# Sound Effects and Music in a Haunt



## HorsfallHaunter (Jul 18, 2010)

This thread will deal with a couple of things. I apologize if there is a similar thread. 

First of all what is the best way to use sound effects in a haunt where the set up is simply using multiple CD\MP3 players. I have a hard time getting everything to "flow" right so that the appropriate sound effects or song is playing at the right time. What are some ways to help make this flow? 

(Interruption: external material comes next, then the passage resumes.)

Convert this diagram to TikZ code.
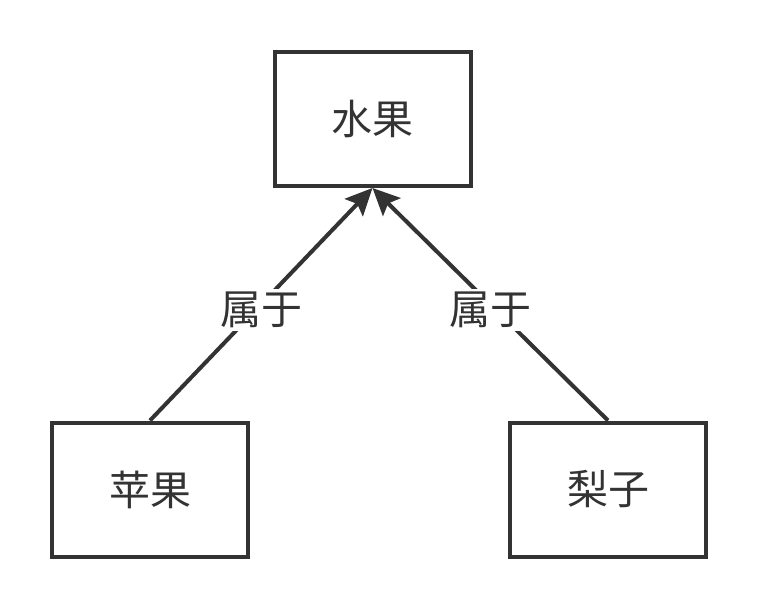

Also do you find it more effective to play hard rock and heavy metal or do you work more with sound effects? Or are you one of those that mixes the two? 

Let me know! 

Thanks 

Yvonne


----------



## Dark lord (Jan 8, 2007)

If you are talking about getting that sound effect to hit at the right time when someone is at a certain place in your haunt ? Triggered sound system.
as to when working on a project or the haunt, I love my HM & rock, but find that playing my haunt music - Nox Arcana,Midnite Syndicate,etc gets ME more into the feeling/thought/swing of creating, hell i love Nox Arcana all year round !


----------



## HorsfallHaunter (Jul 18, 2010)

That is kind of what I'm talking about. Unfortunately my sound system just consists of a CD or MP3 player in each room in the haunt. I don't know a lot about sound systems.


----------



## Dark lord (Jan 8, 2007)

A simple cheap solution is connect up pc power speakers to cd, plug the speakers into a motion sensor, loop cd, then when sensor kicks speaker power on-there ya go!
On the down side there really isn't a way to sync it so if it is a growl, you might hit it between growls. But if you had a cassette player, press on & sensor will turn it on & off a lil better. The only other way it the more expensive route with prerecorded boxes that play when activated the sound you need at the right time & resets for the next activation,.......but $$$$$$


----------



## HorsfallHaunter (Jul 18, 2010)

Ok thanks that seems doable where do I find motion sensors?


----------



## Dark lord (Jan 8, 2007)

you an get a simple motion sensor from any Home Depot, Lowes,orchard supply. you will need to attach a extention cord/plug to it & get a screw in light bulb base with a 2 prong plug on it. Screw in the plug were the bulb would go, then what ever you want to plug in to power (speakers) & on the bottom there re 2 switches, 1 is sensitivity -how much motion to turn it on- & another switch that is the on/off timer.
test- gives you 5-7 seconds on ( test "on" time varies a lil with manfacturer ) and 5 & 10 min. If you are or know someone a little electrical savy, get one of the light swicths they have now that are motion sensored, they have on/off setting dial from 5 sec-15 sec or 5-15 min Wire this into a plug outlet box with an ext cord to power it & you will have a much more "on" time with 15 sec than the 1st sensor I described. You can use this to power props too. If you need more on time than 15 sec but less than 5 min, you would have to go the more costly route about $60 for timer box & still need to trigger it ( light sensor ) or a mat switch..........
There are a couple of links (somewhere on this pc) I can post for you for what you need to do to give you better visual idea......


----------